• [Task to carry out] Pictures are not part of the copy. Retype the lines from the first one through the line that contains "0.05, 0.04, 0.05];".

• [Material provided]
########
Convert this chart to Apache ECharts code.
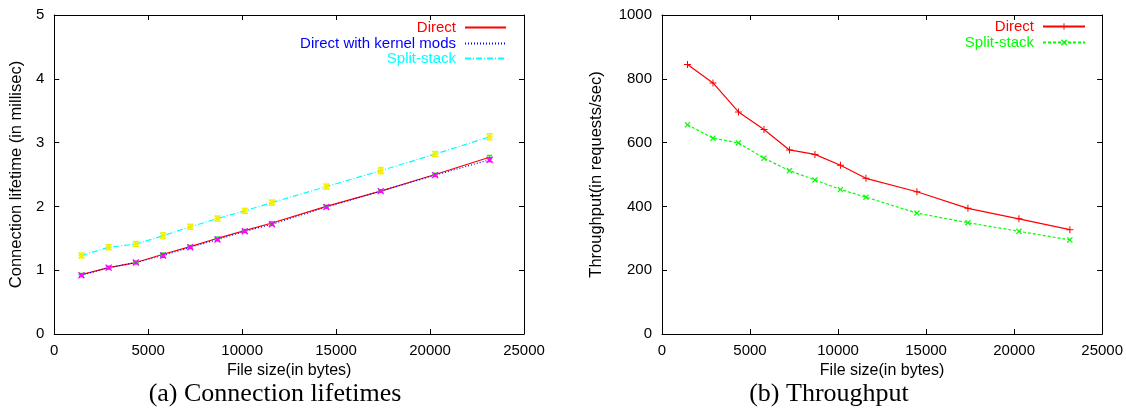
<!DOCTYPE html>
<html>
<head>
<meta charset="utf-8">
<script src="https://cdn.jsdelivr.net/npm/echarts@6/dist/echarts.min.js"></script>
<style>
body{margin:0;background:#fff}
#lifetime{position:absolute;left:0;top:0;width:580px;height:409px}
#throughput{position:absolute;left:580px;top:0;width:546px;height:409px}
</style>
</head>
<body>
<div id="lifetime"></div>
<div id="throughput"></div>
<script>
// file sizes (bytes) - same for both plots
var fileSizes = [1448, 2896, 4344, 5792, 7240, 8688, 10136, 11584, 14480, 17376, 20272, 23168];

// (a) connection lifetimes, millisec
var lifeDirect = [0.93, 1.04, 1.12, 1.25, 1.37, 1.50, 1.62, 1.74, 2.00, 2.24, 2.50, 2.77];
var lifeKernel = [0.92, 1.04, 1.12, 1.23, 1.36, 1.48, 1.61, 1.72, 1.99, 2.24, 2.49, 2.73];
var lifeSplit  = [1.23, 1.36, 1.41, 1.54, 1.68, 1.81, 1.93, 2.06, 2.31, 2.56, 2.82, 3.09];
// error bar half widths
var errDirect = [0.02, 0.02, 0.02, 0.02, 0.02, 0.02, 0.02, 0.02, 0.02, 0.02, 0.02, 0.03];
var errKernel = [0.02, 0.02, 0.02, 0.03, 0.02, 0.02, 0.02, 0.02, 0.02, 0.02, 0.02, 0.03];
var errSplit  = [0.04, 0.04, 0.04, 0.05, 0.04, 0.04, 0.04, 0.04, 0.04, 0.05, 0.04, 0.05];

// (b) throughput, requests/sec
var tputDirect = [845, 787, 696, 641, 577, 563, 529, 488, 446, 394, 361, 327];
var tputSplit  = [656, 614, 599, 551, 512, 483, 453, 429, 379, 349, 322, 295];

var FONT = 'Liberation Sans';
var PLUS = 'path://M3,0H4V3H7V4H4V7H3V4H0V3H3Z';
var CROSS = 'path://M0,1L1,0L3.5,2.5L6,0L7,1L4.5,3.5L7,6L6,7L3.5,4.5L1,7L0,6L2.5,3.5Z';
var NOSYM = 'path://M0,0L0.01,0.01';

function pairs(vals) {
    return fileSizes.map(function (x, i) { return [x, vals[i]]; });
}

function plain(v) { return String(v); }

// gnuplot style box: ticks inside on all four sides
function xAxes(name) {
    var base = {
        type: 'value', min: 0, max: 25000, interval: 5000,
        axisLine: {show: true, onZero: false, lineStyle: {color: '#000', width: 1}},
        axisTick: {show: true, inside: true, length: 5, lineStyle: {color: '#000'}},
        splitLine: {show: false}
    };
    return [
        Object.assign({}, base, {
            position: 'bottom',
            name: name, nameLocation: 'middle', nameGap: 28,
            nameTextStyle: {fontFamily: FONT, fontSize: 16, color: '#000'},
            axisLabel: {fontFamily: FONT, fontSize: 15, color: '#000', margin: 9, formatter: plain}
        }),
        Object.assign({}, base, {position: 'top', axisLabel: {show: false}})
    ];
}

function yAxes(max, interval, name, gap) {
    var base = {
        type: 'value', min: 0, max: max, interval: interval,
        axisLine: {show: true, onZero: false, lineStyle: {color: '#000', width: 1}},
        axisTick: {show: true, inside: true, length: 5, lineStyle: {color: '#000'}},
        splitLine: {show: false}
    };
    return [
        Object.assign({}, base, {
            position: 'left',
            name: name, nameLocation: 'middle', nameGap: gap,
            nameTextStyle: {fontFamily: FONT, fontSize: 16.5, color: '#000'},
            axisLabel: {fontFamily: FONT, fontSize: 15, color: '#000', margin: 10, formatter: plain}
        }),
        Object.assign({}, base, {position: 'right', axisLabel: {show: false}})
    ];
}

function legendItem(name, color, top, right, w) {
    return {
        data: [name], top: top, right: right, align: 'right', padding: 0,
        itemWidth: w, itemHeight: 8, selectedMode: false,
        textStyle: {fontFamily: FONT, fontSize: 15, color: color, padding: [0, 4, 0, 0]}
    };
}

// error bars with a point drawn in the middle
function errorSeries(vals, errs, color, shape) {
    return {
        type: 'custom', silent: true, z: 4,
        encode: {x: 0, y: 1},
        data: fileSizes.map(function (x, i) { return [x, vals[i], errs[i]]; }),
        renderItem: function (params, api) {
            var x = api.value(0), y = api.value(1), e = api.value(2);
            var p = api.coord([x, y]);
            var lo = api.coord([x, y - e]);
            var hi = api.coord([x, y + e]);
            var st = {stroke: color, lineWidth: 1.3};
            var c = [
                {type: 'line', shape: {x1: p[0], y1: lo[1], x2: p[0], y2: hi[1]}, style: st},
                {type: 'line', shape: {x1: p[0] - 2.5, y1: lo[1], x2: p[0] + 2.5, y2: lo[1]}, style: st},
                {type: 'line', shape: {x1: p[0] - 2.5, y1: hi[1], x2: p[0] + 2.5, y2: hi[1]}, style: st}
            ];
            var s = 3;
            if (shape === 'plus' || shape === 'star') {
                c.push({type: 'line', shape: {x1: p[0] - s, y1: p[1], x2: p[0] + s, y2: p[1]}, style: st});
            }
            if (shape === 'cross' || shape === 'star') {
                c.push({type: 'line', shape: {x1: p[0] - s, y1: p[1] - s, x2: p[0] + s, y2: p[1] + s}, style: st});
                c.push({type: 'line', shape: {x1: p[0] - s, y1: p[1] + s, x2: p[0] + s, y2: p[1] - s}, style: st});
            }
            return {type: 'group', children: c};
        }
    };
}

function lifetimeChart() {
    var myChart = echarts.init(document.getElementById('lifetime'));
    var option = {
        animation: false,
        title: {
            text: '(a) Connection lifetimes', left: 275, top: 380, textAlign: 'center', padding: 0,
            textStyle: {fontFamily: 'Liberation Serif', fontSize: 26, lineHeight: 28, fontWeight: 'normal', color: '#000'}
        },
        grid: {left: 52, top: 15, width: 472, height: 319},
        legend: [
            legendItem('Direct', '#ff0000', 20, 73, 41),
            legendItem('Direct with kernel mods', '#0000ff', 36, 73, 41),
            legendItem('Split-stack', '#00ffff', 51, 73, 41)
        ],
        xAxis: xAxes('File size(in bytes)'),
        yAxis: yAxes(5, 1, 'Connection lifetime (in millisec)', 27),
        series: [
            {
                name: 'Direct', type: 'line', symbol: NOSYM, showSymbol: false, z: 3,
                itemStyle: {color: '#ff0000'},
                lineStyle: {color: '#ff0000', width: 1.2},
                data: pairs(lifeDirect)
            },
            {
                name: 'Direct with kernel mods', type: 'line', symbol: NOSYM, showSymbol: false, z: 3,
                itemStyle: {color: '#0000ff'},
                lineStyle: {color: '#0000ff', width: 1.2, type: [1, 2]},
                data: pairs(lifeKernel)
            },
            {
                name: 'Split-stack', type: 'line', symbol: NOSYM, showSymbol: false, z: 3,
                itemStyle: {color: '#00ffff'},
                lineStyle: {color: '#00ffff', width: 1.2, type: [6, 2, 1, 2]},
                data: pairs(lifeSplit)
            },
            errorSeries(lifeDirect, errDirect, '#00ff00', 'plus'),
            errorSeries(lifeKernel, errKernel, '#ff00ff', 'cross'),
            errorSeries(lifeSplit, errSplit, '#f0f000', 'star')
        ]
    };
    myChart.setOption(option);
}

function throughputChart() {
    var myChart = echarts.init(document.getElementById('throughput'));
    var option = {
        animation: false,
        title: {
            text: '(b) Throughput', left: 249, top: 380, textAlign: 'center', padding: 0,
            textStyle: {fontFamily: 'Liberation Serif', fontSize: 26, lineHeight: 28, fontWeight: 'normal', color: '#000'}
        },
        grid: {left: 79, top: 15, width: 444, height: 319},
        legend: [
            legendItem('Direct', '#ff0000', 19, 40, 42),
            legendItem('Split-stack', '#00ff00', 35, 40, 42)
        ],
        xAxis: xAxes('File size(in bytes)'),
        yAxis: yAxes(1000, 200, 'Throughput(in requests/sec)', 57),
        series: [
            {
                name: 'Direct', type: 'line', symbol: PLUS, symbolSize: 7,
                itemStyle: {color: '#ff0000'},
                lineStyle: {color: '#ff0000', width: 1.2},
                data: pairs(tputDirect)
            },
            {
                name: 'Split-stack', type: 'line', symbol: CROSS, symbolSize: 6,
                itemStyle: {color: '#00ff00'},
                lineStyle: {color: '#00ff00', width: 1.2, type: [3, 2]},
                data: pairs(tputSplit)
            }
        ]
    };
    myChart.setOption(option);
}

lifetimeChart();
throughputChart();
</script>
</body>
</html>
########
• [Full response]
Convert this chart to Apache ECharts code.
<!DOCTYPE html>
<html>
<head>
<meta charset="utf-8">
<script src="https://cdn.jsdelivr.net/npm/echarts@6/dist/echarts.min.js"></script>
<style>
body{margin:0;background:#fff}
#lifetime{position:absolute;left:0;top:0;width:580px;height:409px}
#throughput{position:absolute;left:580px;top:0;width:546px;height:409px}
</style>
</head>
<body>
<div id="lifetime"></div>
<div id="throughput"></div>
<script>
// file sizes (bytes) - same for both plots
var fileSizes = [1448, 2896, 4344, 5792, 7240, 8688, 10136, 11584, 14480, 17376, 20272, 23168];

// (a) connection lifetimes, millisec
var lifeDirect = [0.93, 1.04, 1.12, 1.25, 1.37, 1.50, 1.62, 1.74, 2.00, 2.24, 2.50, 2.77];
var lifeKernel = [0.92, 1.04, 1.12, 1.23, 1.36, 1.48, 1.61, 1.72, 1.99, 2.24, 2.49, 2.73];
var lifeSplit  = [1.23, 1.36, 1.41, 1.54, 1.68, 1.81, 1.93, 2.06, 2.31, 2.56, 2.82, 3.09];
// error bar half widths
var errDirect = [0.02, 0.02, 0.02, 0.02, 0.02, 0.02, 0.02, 0.02, 0.02, 0.02, 0.02, 0.03];
var errKernel = [0.02, 0.02, 0.02, 0.03, 0.02, 0.02, 0.02, 0.02, 0.02, 0.02, 0.02, 0.03];
var errSplit  = [0.04, 0.04, 0.04, 0.05, 0.04, 0.04, 0.04, 0.04, 0.04, 0.05, 0.04, 0.05];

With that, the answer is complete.